I get ("l" gets eaten somehow!):

State { syms = "identifier", indents = empty }
finish: Identifier
result: identifier, 3
State { syms = "identifier", indents = empty }
finish: Identifier
result: identifier, 3
State { syms = "identifier", indents = empty }
finish: Identifier
result: identifier, 3
State { syms = "identifier", indents = empty }
finish: Identifier
next: ;
result: identifier, 9
State { syms = "identifier", indents = empty }
finish: Identifier
result: identifier, 3
State { syms = "identifier", indents = empty }
finish: Identifier
next: ;
result: identifier, 9
State { syms = "identifier", indents = empty }
finish: Identifier
next: ;
result: identifier, 9
State { syms = "identifier", indents = empty }
finish: Identifier
result: identifier, 9
State { syms = "identifier", indents = empty }
finish: Identifier
result: identifier, 9
State { syms = "identifier", indents = empty }
finish: Identifier
result: identifier, 9
State { syms = "identifier", indents = empty }
finish: Identifier
result: identifier, 9

(ERROR [0, 0] - [1, 0]
  (identifier [0, 0] - [0, 3])
  (ERROR [0, 3] - [0, 5]
    (identifier [0, 3] - [0, 3])
    (ERROR [0, 4] - [0, 5]))
  (identifier [0, 5] - [0, 9]))

<ERROR>
  <identifier>one</identifier>

  <ERROR>
    <identifier></identifier>

    <ERROR>l</ERROR>
</ERROR>

  <identifier>ine;</identifier>
</ERROR>

which does not make much sense; any ideas?
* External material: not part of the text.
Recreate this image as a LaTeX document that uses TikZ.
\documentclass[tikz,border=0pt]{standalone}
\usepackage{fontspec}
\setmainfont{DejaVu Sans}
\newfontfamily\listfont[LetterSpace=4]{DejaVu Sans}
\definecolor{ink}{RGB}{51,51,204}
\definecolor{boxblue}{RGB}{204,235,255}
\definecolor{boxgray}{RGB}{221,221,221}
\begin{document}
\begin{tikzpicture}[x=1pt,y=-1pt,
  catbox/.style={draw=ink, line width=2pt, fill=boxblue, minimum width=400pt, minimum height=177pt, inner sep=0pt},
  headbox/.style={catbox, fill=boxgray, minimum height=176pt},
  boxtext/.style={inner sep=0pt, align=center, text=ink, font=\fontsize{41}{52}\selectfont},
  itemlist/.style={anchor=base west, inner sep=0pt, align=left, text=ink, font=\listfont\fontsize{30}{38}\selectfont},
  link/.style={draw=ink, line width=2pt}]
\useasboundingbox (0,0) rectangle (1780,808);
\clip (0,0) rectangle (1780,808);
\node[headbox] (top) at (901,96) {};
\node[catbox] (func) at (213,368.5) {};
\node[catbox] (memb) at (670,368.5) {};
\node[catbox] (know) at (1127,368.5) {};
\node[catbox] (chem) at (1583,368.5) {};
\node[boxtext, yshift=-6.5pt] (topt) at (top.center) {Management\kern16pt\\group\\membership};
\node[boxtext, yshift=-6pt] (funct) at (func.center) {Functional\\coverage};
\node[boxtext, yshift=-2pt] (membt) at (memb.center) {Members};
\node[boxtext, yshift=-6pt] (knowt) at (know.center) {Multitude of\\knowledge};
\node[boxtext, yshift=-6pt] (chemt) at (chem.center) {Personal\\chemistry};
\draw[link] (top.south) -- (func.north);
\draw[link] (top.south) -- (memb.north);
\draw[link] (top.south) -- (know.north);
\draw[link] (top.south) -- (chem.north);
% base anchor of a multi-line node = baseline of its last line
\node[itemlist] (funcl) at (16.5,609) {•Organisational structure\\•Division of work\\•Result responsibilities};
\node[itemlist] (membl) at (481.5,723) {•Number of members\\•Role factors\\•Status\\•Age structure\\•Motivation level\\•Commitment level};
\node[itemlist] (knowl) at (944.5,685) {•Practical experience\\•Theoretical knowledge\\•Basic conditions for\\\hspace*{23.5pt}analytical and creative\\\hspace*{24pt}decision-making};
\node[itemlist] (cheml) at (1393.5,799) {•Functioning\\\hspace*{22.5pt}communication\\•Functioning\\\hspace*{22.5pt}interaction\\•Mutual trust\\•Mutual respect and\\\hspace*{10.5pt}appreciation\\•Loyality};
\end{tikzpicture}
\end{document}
You can view my code here in case you want to take a look at the grammar file.

Any help is much appreciated; Thanks in advance!

tek commented 2 years ago

it looks to me like it's parsing the empty string as a successful identifier because you commented out the check for the non-identifier character and aren't verifying that you've seen at least one identifier character in your custom parser!
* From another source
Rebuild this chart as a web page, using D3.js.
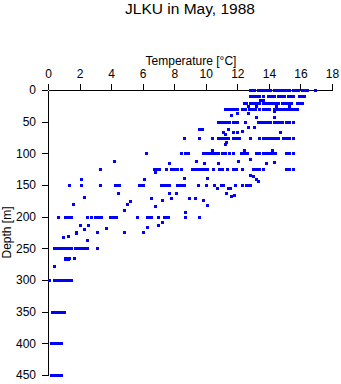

FoamScience commented 2 years ago

Oh, man, It was right in front of my eyes; Thanks a lot!

tek commented 2 years ago

:sweat_smile: my pleasure!

414owen commented 2 years ago

@FoamScience I'd be interested in your experience with the scanner library, performance-wise. See https://github.com/tree-sitter/tree-sitter-haskell/issues/41

FoamScience commented 2 years ago

@FoamScience I'd be interested in your experience with the scanner library, performance-wise. See #41

I'm actually using only one parser from the scanner library and I never felt any slowness compared to what I was using before (I'v tested only files up to 4MB in size with my grammar though). To me, it seems like chaining parsers (or maybe just one of the ones the library provides) may be the cause of this issue.